▸ Aim of the exercise: Set down, exactly as written, the lines from the top of the data to the line that holds "const ticksB = [-0.2,0.0,0.2,0.4,0.6,0.8,1.0,1.2];", and omit the pictures.

▸ Collected material:
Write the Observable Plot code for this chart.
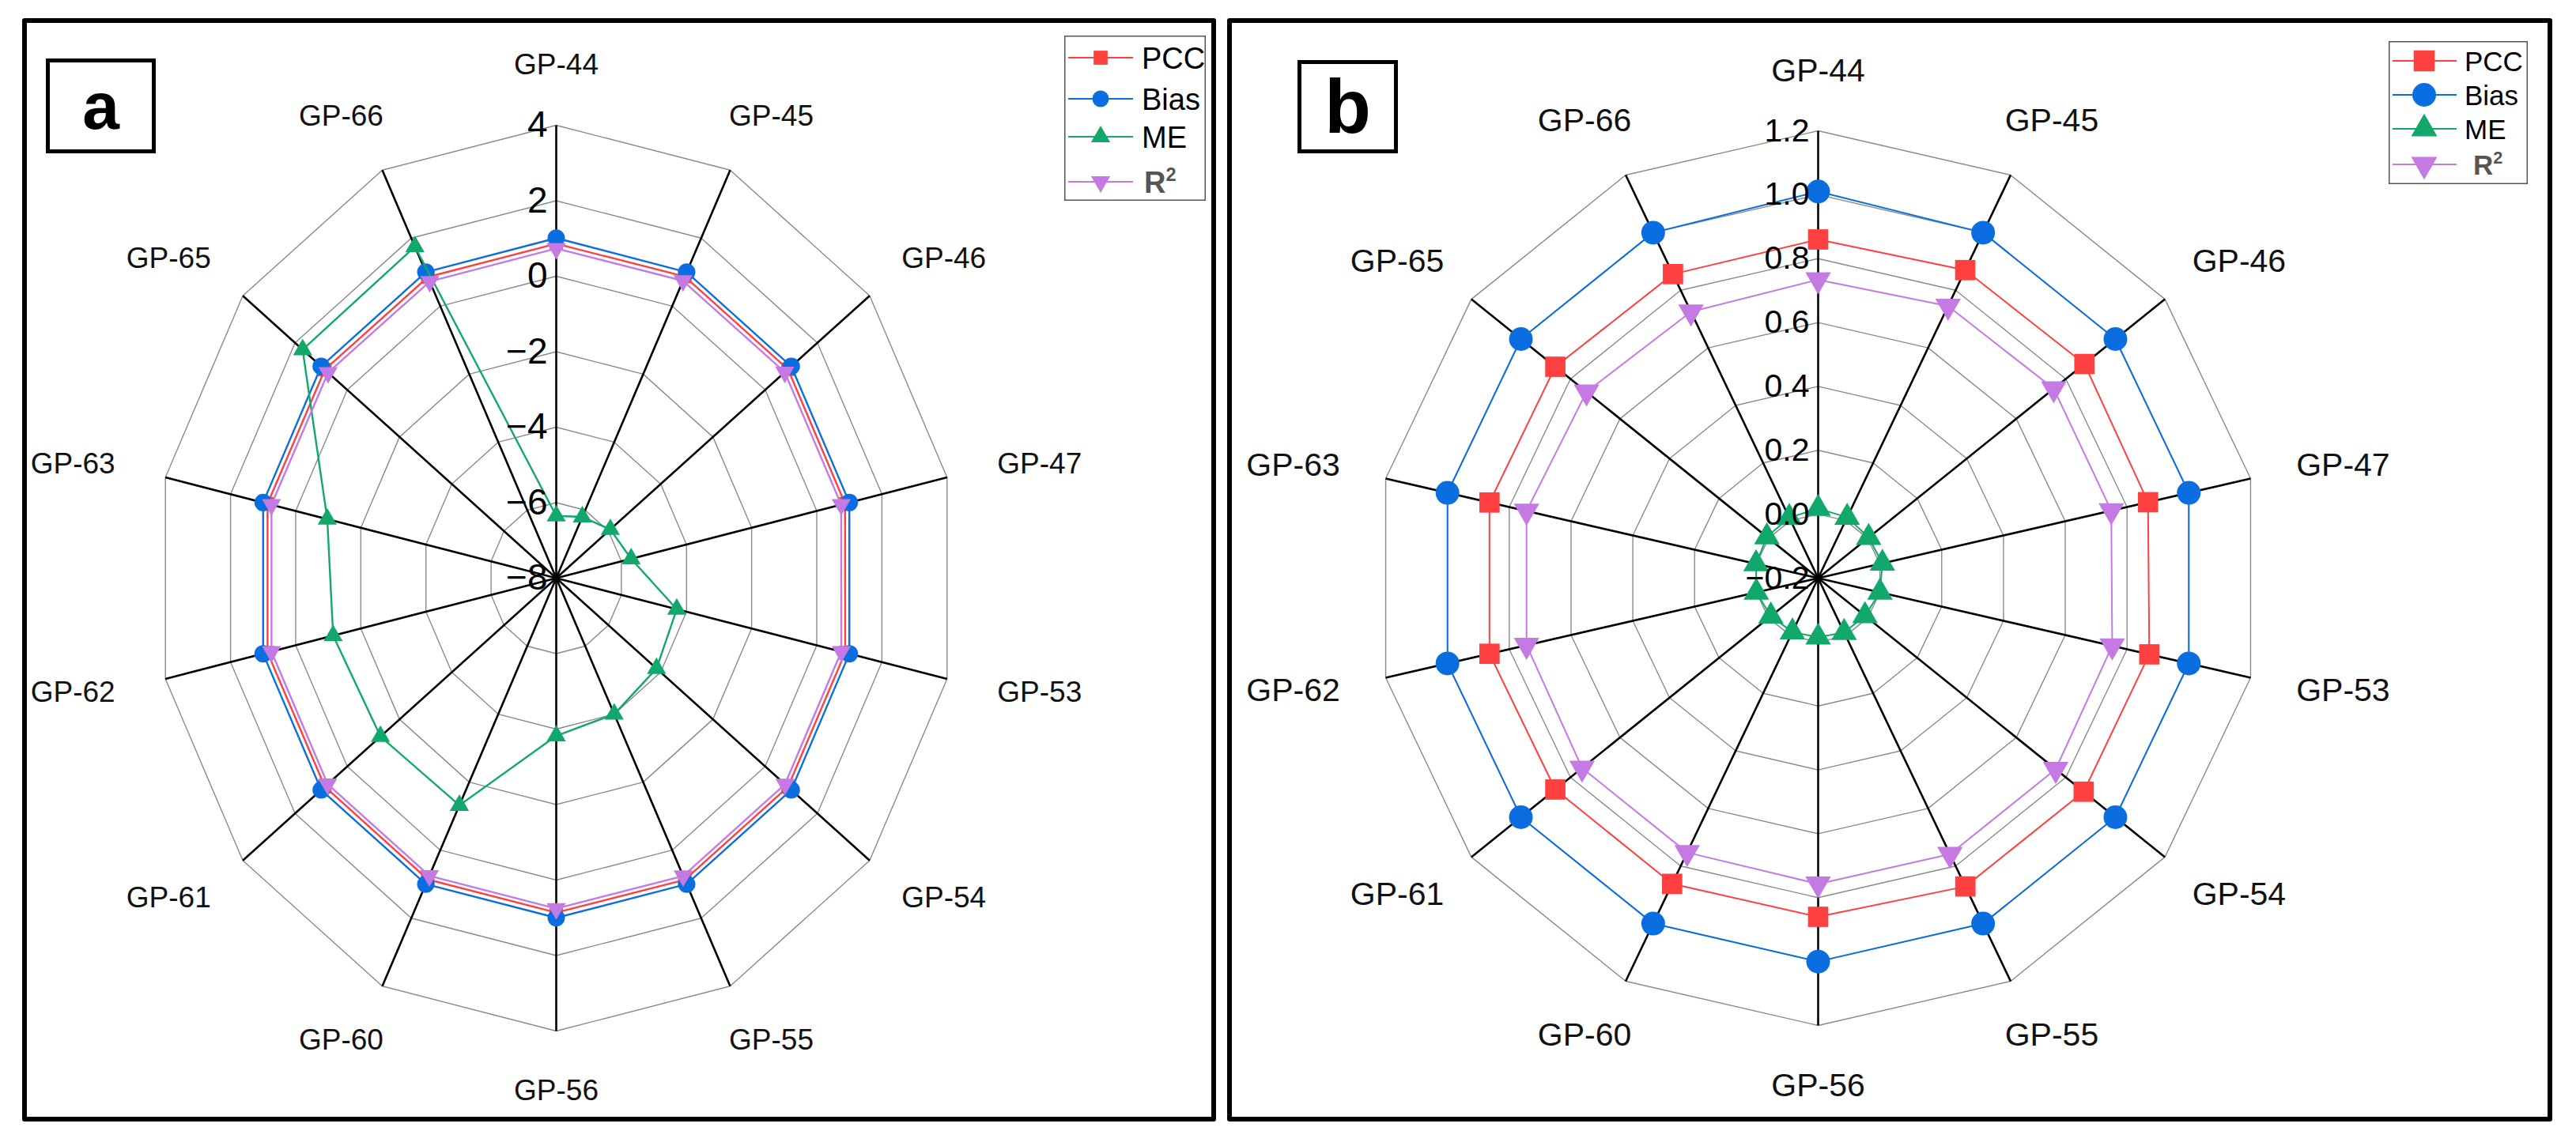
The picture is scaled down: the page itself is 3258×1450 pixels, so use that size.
<!DOCTYPE html>
<html><head><meta charset="utf-8">
<script src="https://cdn.jsdelivr.net/npm/d3@7"></script>
<script src="https://cdn.jsdelivr.net/npm/@observablehq/plot@0.6"></script>
<style>
body{margin:0;background:#fff;font-family:"Liberation Sans",Arial,sans-serif;}
#root{position:relative;width:3258px;height:1450px;overflow:hidden;background:#fff;}
.frame{position:absolute;border:6px solid #000;box-sizing:border-box;border-radius:3px;}
.tag{position:absolute;border:5px solid #000;box-sizing:border-box;font-weight:bold;display:flex;align-items:center;justify-content:center;line-height:1;color:#000;}
.plotwrap{position:absolute;left:0;top:0;}
.legend{position:absolute;}
</style></head><body><div id="root"></div>
<script>
// ---------- data ----------
const categories = ["GP-44","GP-45","GP-46","GP-47","GP-53","GP-54","GP-55","GP-56","GP-60","GP-61","GP-62","GP-63","GP-65","GP-66"];
const seriesNames = ["PCC","Bias","ME","R²"];
const pccValues  = [0.86,0.87,0.875,0.868,0.872,0.872,0.871,0.86,0.862,0.861,0.864,0.864,0.861,0.856];
const biasValues = [1.01,1.0,1.0,1.0,1.0,1.0,1.0,1.0,1.0,1.0,1.0,1.0,1.0,1.0];
const r2Values   = [0.734,0.745,0.751,0.749,0.752,0.759,0.759,0.757,0.753,0.753,0.744,0.744,0.735,0.725];
const meValuesA  = [-6.35,-6.2,-5.93,-5.7,-4.3,-4.16,-4.0,-3.82,-1.32,-1.27,-1.15,-0.97,1.71,1.75];
const meValuesB  = [0.018,0.011,0.004,0.008,0.0,-0.011,-0.011,-0.015,-0.013,-0.009,0.0,0.001,0.007,0.01];
const ticksA = [-8,-6,-4,-2,0,2,4];
const ticksB = [-0.2,0.0,0.2,0.4,0.6,0.8,1.0,1.2];

// ---------- styles ----------
const colors = {"PCC":"#ff4040","Bias":"#0a6ee0","ME":"#12a86c","R²":"#c47ae2"};
const triangleDown = {draw(ctx, size){const y=Math.sqrt(size/(3*Math.sqrt(3)));ctx.moveTo(0,2*y);ctx.lineTo(-Math.sqrt(3)*y,-y);ctx.lineTo(Math.sqrt(3)*y,-y);ctx.closePath();}};
const symbols = {"PCC":"square","Bias":"circle","ME":"triangle","R²":triangleDown};
const FONT = "'Liberation Sans', Arial, sans-serif";

const root = document.getElementById("root");

function panel(cfg){
  const frame = document.createElement("div");
  frame.className = "frame";
  Object.assign(frame.style,{left:cfg.fx+"px",top:cfg.fy+"px",width:cfg.fw+"px",height:cfg.fh+"px"});
  root.appendChild(frame);
  const W = cfg.fw-12, H = cfg.fh-12;
  const n = categories.length;
  const ang = i => 2*Math.PI*i/n;
  const norm = v => (v-cfg.min)/(cfg.max-cfg.min);
  const pt = (v,i) => ({x:norm(v)*Math.sin(ang(i)), y:norm(v)*Math.cos(ang(i))});
  const rings = cfg.ticks.filter(t=>t>cfg.min).flatMap(t=>categories.map((c,i)=>({t,...pt(t,i)})));
  const spokes = categories.map((c,i)=>({c,x2:Math.sin(ang(i)),y2:Math.cos(ang(i))}));
  const labels = categories.map((c,i)=>({c,x:Math.sin(ang(i))*(cfg.rx+120)/cfg.rx,y:Math.cos(ang(i))*(cfg.ry+76)/cfg.ry}));
  const seriesData = cfg.series.map(([name,vals])=>({name,pts:vals.map((v,i)=>({name,c:categories[i],v,...pt(v,i)}))}));
  const marks = [
    Plot.line(rings,{x:"x",y:"y",z:"t",curve:"linear-closed",stroke:"#8a8a8a",strokeWidth:1.4}),
    Plot.link(spokes,{x1:0,y1:0,x2:"x2",y2:"y2",stroke:"#000",strokeWidth:2.6}),
  ];
  for(const s of seriesData){
    marks.push(Plot.line(s.pts,{x:"x",y:"y",curve:"linear-closed",stroke:colors[s.name],strokeWidth:cfg.lw}));
    marks.push(Plot.dot(s.pts,{x:"x",y:"y",symbol:symbols[s.name],r:cfg.sizes[s.name],fill:colors[s.name],stroke:"none"}));
  }
  marks.push(Plot.text(cfg.ticks,{x:0,y:t=>norm(t),text:cfg.fmt,textAnchor:"end",dx:-11,fontSize:cfg.tickFont,fill:"#000",lineAnchor:"middle"}));
  marks.push(Plot.text(labels,{x:"x",y:"y",text:"c",fontSize:cfg.catFont,fill:"#111",textAnchor:"middle",lineAnchor:"middle"}));
  const svg = Plot.plot({
    width:W,height:H,
    x:{type:"linear",domain:[-1,1],range:[cfg.cx-cfg.rx,cfg.cx+cfg.rx],axis:null},
    y:{type:"linear",domain:[-1,1],range:[cfg.cy+cfg.ry,cfg.cy-cfg.ry],axis:null},
    style:{fontFamily:FONT,background:"transparent",overflow:"visible",maxWidth:"none"},
    marks
  });
  const wrap = document.createElement("div");
  wrap.className="plotwrap";
  wrap.style.width=W+"px";wrap.style.height=H+"px";
  wrap.appendChild(svg);
  frame.appendChild(wrap);

  // panel tag
  const tag = document.createElement("div");
  tag.className="tag";
  Object.assign(tag.style,{left:cfg.tag.x+"px",top:cfg.tag.y+"px",width:cfg.tag.w+"px",height:cfg.tag.h+"px",fontSize:cfg.tag.fs+"px",fontFamily:FONT});
  tag.textContent = cfg.tag.text;
  frame.appendChild(tag);

  // legend
  const L = cfg.legend;
  const ldiv = document.createElement("div");
  ldiv.className="legend";
  Object.assign(ldiv.style,{left:L.x+"px",top:L.y+"px"});
  const lsvg = d3.create("svg").attr("width",L.w).attr("height",L.h).style("font-family",FONT).style("display","block");
  lsvg.append("rect").attr("x",0.75).attr("y",0.75).attr("width",L.w-1.5).attr("height",L.h-1.5).attr("fill","#fff").attr("stroke","#555").attr("stroke-width",1.5);
  seriesNames.forEach((name,k)=>{
    const yy = L.rows[k];
    lsvg.append("line").attr("x1",L.lx1).attr("x2",L.lx2).attr("y1",yy).attr("y2",yy).attr("stroke",colors[name]).attr("stroke-width",2.2);
    const sym = symbols[name];
    const r = L.sizes[name];
    const gen = d3.symbol().type(typeof sym==="string"?{square:d3.symbolSquare,circle:d3.symbolCircle,triangle:d3.symbolTriangle}[sym]:sym).size(Math.PI*r*r);
    lsvg.append("path").attr("d",gen()).attr("transform",`translate(${L.mx},${yy})`).attr("fill",colors[name]);
    const isR2 = name==="R²";
    const t = lsvg.append("text").attr("x",isR2?L.tx+L.r2indent:L.tx).attr("y",yy).attr("dy","0.36em").attr("font-size",L.fs)
      .attr("fill",isR2?"#555":"#000").attr("font-weight",isR2?"bold":"normal");
    if(isR2){
      t.append("tspan").text("R");
      t.append("tspan").attr("font-size",L.fs*0.62).attr("dy",-L.fs*0.38).text("2");
    } else t.text(name);
  });
  ldiv.appendChild(lsvg.node());
  frame.appendChild(ldiv);
}

const fmtA = t => t<0 ? "\u2212"+Math.abs(t) : String(t);
const fmtB = t => t<0 ? "\u2212"+Math.abs(t).toFixed(1) : t.toFixed(1);

panel({
  fx:28,fy:23,fw:1510,fh:1396,
  min:-8,max:4,ticks:ticksA,fmt:fmtA,
  cx:669,cy:702,rx:507,ry:573,
  catFont:37,tickFont:46,lw:2.4,
  sizes:{"PCC":9.6,"Bias":11,"ME":9,"R²":9},
  series:[["PCC",pccValues],["Bias",biasValues],["ME",meValuesA],["R²",r2Values]],
  tag:{x:24,y:45,w:139,h:120,fs:84,text:"a"},
  legend:{x:1312,y:16,w:179,h:209,rows:[28,80,128,185],lx1:5,lx2:87,mx:46,tx:98,r2indent:3,fs:38,
    sizes:{"PCC":10,"Bias":10.5,"ME":9,"R²":9}}
});

panel({
  fx:1552,fy:23,fw:1676,fh:1396,
  min:-0.2,max:1.2,ticks:ticksB,fmt:fmtB,
  cx:741,cy:702,rx:561,ry:566,
  catFont:41,tickFont:41,lw:2,
  sizes:{"PCC":14.5,"Bias":15,"ME":12,"R²":12},
  series:[["PCC",pccValues],["Bias",biasValues],["ME",meValuesB],["R²",r2Values]],
  tag:{x:83,y:47,w:127,h:118,fs:96,text:"b"},
  legend:{x:1463,y:23,w:176,h:181,rows:[25,68,111,156],lx1:5,lx2:86,mx:45,tx:96,r2indent:11,fs:35,
    sizes:{"PCC":15,"Bias":15,"ME":12.3,"R²":12.3}}
});
</script>
</body></html>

▸ Answer to this problem:
Write the Observable Plot code for this chart.
The picture is scaled down: the page itself is 3258×1450 pixels, so use that size.
<!DOCTYPE html>
<html><head><meta charset="utf-8">
<script src="https://cdn.jsdelivr.net/npm/d3@7"></script>
<script src="https://cdn.jsdelivr.net/npm/@observablehq/plot@0.6"></script>
<style>
body{margin:0;background:#fff;font-family:"Liberation Sans",Arial,sans-serif;}
#root{position:relative;width:3258px;height:1450px;overflow:hidden;background:#fff;}
.frame{position:absolute;border:6px solid #000;box-sizing:border-box;border-radius:3px;}
.tag{position:absolute;border:5px solid #000;box-sizing:border-box;font-weight:bold;display:flex;align-items:center;justify-content:center;line-height:1;color:#000;}
.plotwrap{position:absolute;left:0;top:0;}
.legend{position:absolute;}
</style></head><body><div id="root"></div>
<script>
// ---------- data ----------
const categories = ["GP-44","GP-45","GP-46","GP-47","GP-53","GP-54","GP-55","GP-56","GP-60","GP-61","GP-62","GP-63","GP-65","GP-66"];
const seriesNames = ["PCC","Bias","ME","R²"];
const pccValues  = [0.86,0.87,0.875,0.868,0.872,0.872,0.871,0.86,0.862,0.861,0.864,0.864,0.861,0.856];
const biasValues = [1.01,1.0,1.0,1.0,1.0,1.0,1.0,1.0,1.0,1.0,1.0,1.0,1.0,1.0];
const r2Values   = [0.734,0.745,0.751,0.749,0.752,0.759,0.759,0.757,0.753,0.753,0.744,0.744,0.735,0.725];
const meValuesA  = [-6.35,-6.2,-5.93,-5.7,-4.3,-4.16,-4.0,-3.82,-1.32,-1.27,-1.15,-0.97,1.71,1.75];
const meValuesB  = [0.018,0.011,0.004,0.008,0.0,-0.011,-0.011,-0.015,-0.013,-0.009,0.0,0.001,0.007,0.01];
const ticksA = [-8,-6,-4,-2,0,2,4];
const ticksB = [-0.2,0.0,0.2,0.4,0.6,0.8,1.0,1.2];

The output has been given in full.